Despite how the universal constants on beauty divide the scientific community, there have been records from the ancient to the modern-day culture that vary on how they find physical features attractive.

But today, the abstract explanations behind the attraction can now be put to rest, as a new study proposes a possible solution to the problem. Based on the new paper, a person's physical appeal may have been depending all this time on how healthy they are. The authors imply that this physical marker could benefit an offspring's survival.

Even though they collected potential pieces to defend the assumption, the authors said that further examinations must be met to have a complete grasp on principles of physical attraction.

The investigation was made possible through the help of 159 young adults. Each of the participants had pictures rated by a separate 492 people through an online survey.

The immune health, inflammations, and other self-reported health of each of the "models" were also evaluated to compare it with how their facial appearances are perceived.

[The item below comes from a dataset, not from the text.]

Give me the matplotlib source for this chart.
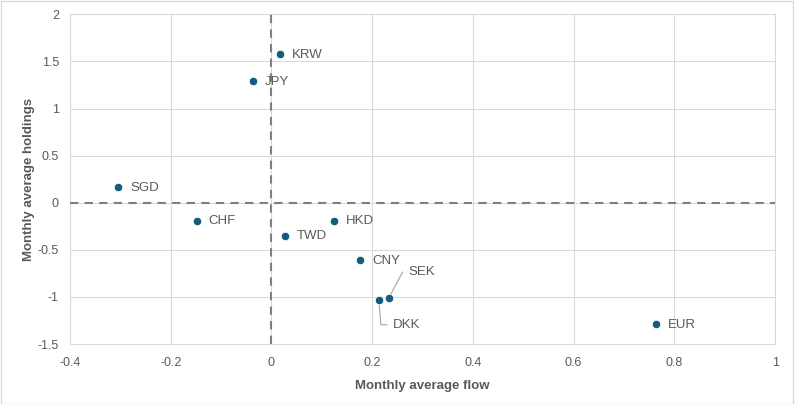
import matplotlib.pyplot as plt
from matplotlib.patches import Rectangle

plt.rcParams["font.family"] = ["Liberation Sans", "DejaVu Sans"]

currencies = ["KRW", "JPY", "SGD", "CHF", "TWD", "HKD", "CNY", "SEK", "DKK", "EUR"]
flow = [0.017, -0.037, -0.304, -0.148, 0.026, 0.125, 0.176, 0.233, 0.213, 0.764]
holdings = [1.576, 1.293, 0.165, -0.19, -0.35, -0.189, -0.609, -1.012, -1.030, -1.287]

x_ticks = [-0.4, -0.2, 0, 0.2, 0.4, 0.6, 0.8, 1]
x_tick_labels = ["-0.4", "-0.2", "0", "0.2", "0.4", "0.6", "0.8", "1"]
y_ticks = [-1.5, -1, -0.5, 0, 0.5, 1, 1.5, 2]
y_tick_labels = ["-1.5", "-1", "-0.5", "0", "0.5", "1", "1.5", "2"]

TEXT = "#595959"
GRID = "#D9D9D9"
DOT = "#135C7B"

fig = plt.figure(figsize=(7.95, 4.04), dpi=100)
ax = fig.add_axes([0.088, 0.1485, 0.887, 0.816])

# chart border
fig.patches.append(Rectangle((0.001, 0.001), 0.997, 0.996, transform=fig.transFigure,
                             fill=False, edgecolor=GRID, linewidth=1))

ax.scatter(flow, holdings, s=36, color=DOT, edgecolor="white", linewidth=0.5, zorder=4)

ax.axhline(0, color="#7F7F7F", linestyle=(0, (4, 3)), linewidth=1.5, zorder=3)
ax.axvline(0, color="#7F7F7F", linestyle=(0, (4, 3)), linewidth=1.5, zorder=3)

leader = {
    "SEK": ((14, 19), 62),
    "DKK": ((10, -18), 95),
}
for name, fx, hy in zip(currencies, flow, holdings):
    if name in leader:
        offset, angle_b = leader[name]
        ax.annotate(name, (fx, hy), xytext=offset, textcoords="offset points",
                    ha="left", va="center", fontsize=9.5, color=TEXT,
                    arrowprops=dict(arrowstyle="-", color="#A6A6A6", linewidth=0.8,
                                    relpos=(0, 0.5), shrinkA=2, shrinkB=3,
                                    connectionstyle=f"angle,angleA=0,angleB={angle_b},rad=0"))
    else:
        ax.annotate(name, (fx, hy), xytext=(8.5, -0.5), textcoords="offset points",
                    ha="left", va="center", fontsize=9.5, color=TEXT)

ax.set_xlim(-0.4, 1)
ax.set_ylim(-1.5, 2)
ax.set_xticks(x_ticks)
ax.set_xticklabels(x_tick_labels)
ax.set_yticks(y_ticks)
ax.set_yticklabels(y_tick_labels)
ax.tick_params(length=0, labelsize=9, labelcolor=TEXT)
ax.tick_params(axis="x", pad=9)
ax.tick_params(axis="y", pad=8)
ax.grid(True, color=GRID, linewidth=0.75)
ax.set_axisbelow(True)
for sp in ax.spines.values():
    sp.set_color(GRID)
    sp.set_linewidth(0.75)

ax.set_xlabel("Monthly average flow", fontsize=9.5, fontweight="bold", color=TEXT, labelpad=8)
ax.set_ylabel("Monthly average holdings", fontsize=9.5, fontweight="bold", color=TEXT, labelpad=2)

fig.savefig("out.png", dpi=100)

According to the authors' statistics, the participants who scored more in attractiveness were relatively healthy in terms of their immune functions, including their bacterial immunity.

The results showed no links between the subjects' attractiveness and inflammation levels. With that said, the experts concluded that facial attractiveness manifests due to a healthy immune system rather than acute conditions.

In theory, it could be assumed that facial attractiveness can be used to assess if a mate can impact the health of a future offspring, reports Science Alert.

In sex differences, male participants with high-functioning natural killer cells scored higher. On the other hand, female participants tend to score higher if they had gradual bacterium growth in their plasma.

Cultural factors and genes were not thoroughly examined during the experiments, making a large explanation of beauty perception unsolved. The authors said the relationship between health and immune functions might no longer occur due to the advancements of modern medicine that help low immunocompetent groups to maintain relatively good health.

Further research is expected to explore the beauty and identify what drives both physical attractiveness and immunity to work with each other. The study was published in the Proceedings of the Royal Society B: Biological Sciences, titled "More than just a pretty face? The relationship between immune function and perceived facial attractiveness."